We still haven’t worked out T20 here in New Zealand. I
don’t mean in the playing sense. On good days, we are better than most, as
shown by the 95-run trouncing of Pakistan at the Cake Tin, following a
ten-wicket victory in Hamilton earlier in the week.
What we haven’t got to grips with is the place of T20 in
our cricket. Tonight, 70,000 or more will be at the MCG for the final of the
Big B(r)ash. The kiwi equivalent, the final of the Super Smash, was played in
front of no more than 400 a week before Christmas on a rugby ground in a
province that did not make the finals weekend. In marketing terms, touring Jesus Christ Superstar in Syria would be
a better proposition.
Clearly, the New Zealand’s T20 should take place over the
late December/January holiday season, at the places where people are at that
time: Mt Maunganui, Napier, Queenstown and so on. Just as it was until a couple
of years ago, in fact. It could feed off the Big Bash in marketing terms and
might attract a few county biffers who fancy Christmas in the sun. There could
be an auction. Or at least a jumble sale.
This proposal is purely altruistic, obviously. For my own
pleasure I would return to the days when the Plunket Shield began on Christmas
Day, though that would instigate tricky negotiations here at My Life in Cricket
Scorecards Towers.
I take what I can from T20 games, and try to look
cheerful. At the Cake Tin on Friday there was plenty to enjoy. Martin Guptill driving
is as handsome a sight as contemporary cricket has to offer. As usual, his
shots were orthodox, each one chosen to fit the ball delivered. This game
confirmed a trend away from the reverse pulls, scoops and other inventions that
once seemed about to render the MCC coaching book obsolete. Here, and in such
Big Bash as I have seen, the trick shots seem to have reverted to being an
occasional variation to the main theme.
As ever, Kane Williamson was everybody’s sensible older
brother (his running calls the only hint that he might enjoy a few quiet ones
of a Friday night). Corey Anderson’s undefeated 82 from 42 balls was the
batting highlight, once he got over an early spell when his timing was out. He
took two for 15 in three overs too. Anderson might just be to New Zealand what the
New Zealander Stokes is to England: an all-rounder for the next decade.
Adam Milne took three for eight in three overs; he was
too quick for them, simple as that. Many of us hope that the selectors will give
him a run in a test match on the right surface. Four or five three-over spells
in a day is all we would ask. If my observation about the Basin being quicker
this year is correct, against Australia in February could be the time,
especially with Johnson gone and Starc injured.
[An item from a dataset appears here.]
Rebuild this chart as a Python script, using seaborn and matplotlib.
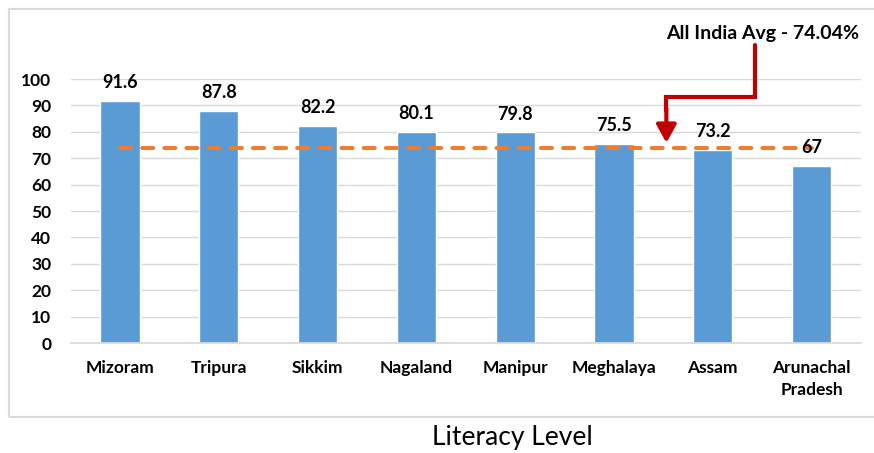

Grant Elliott bettered Milne by one run: three for seven.
Hard to think that this time last year there was disbelief—scoffing even—at
Elliott’s selection for the World Cup. Now he is a national symbol for
dependability, a cricketing Volvo estate.
Elliott introduced an element of unorthodoxy to the
batting: when facing a free-hit ball he took guard well wide of off stump,
inviting the bowler to aim at the stumps. With batsmen now so much more adept
at moving around the crease, the time has come to offer the bowlers more
leeway, certainly in T20, but possibly in 50-over cricket too. A stumps-wide
channel down the legside should be a legitimate operating area for the bowler. Cricket
is at its best when bat and ball are in balance.
It was good to see Mohammad Amir back from his five-year
ban and custodial sentence for bowling deliberate no-balls for betting
purposes. He was still a boy when he was bullied into it, and the punishment
(unlike that for Salman Butt) seemed harsh. I hope that the cricket world
rallies around him.
If you go to a big T20 match there is no point in railing
against the razzmatazz; the music, the lights, the hype are part of the
package, and to suggest that it should be different would be to ask that a man
carrying a flag precedes a motor car. It is the small things that are the most
telling about how far we have come. Here, I was the only spectator I saw with
binoculars around his neck, but then I have reached the stage in life where I
accept that my role is often to add quaintness to the occasion.
The music was mostly ok, but almost all from the contemporary
hit parade. Not until Bridge Over
Troubled Water appeared late on could I name that tune. I propose that for the
first six overs there should be only two fielders outside the circle and only
Beatles and Stones through the speakers.
It was pleasing to see 16,000 or so enjoying themselves,
and it is difficult to see a downside to the full grounds in Australia for the Big
Bash. But I do worry. How long before the commercial interests start to demand
that the best players are available for the biggest crowds and want to make the
Melbourne Big Bash Boxing Day game a tradition?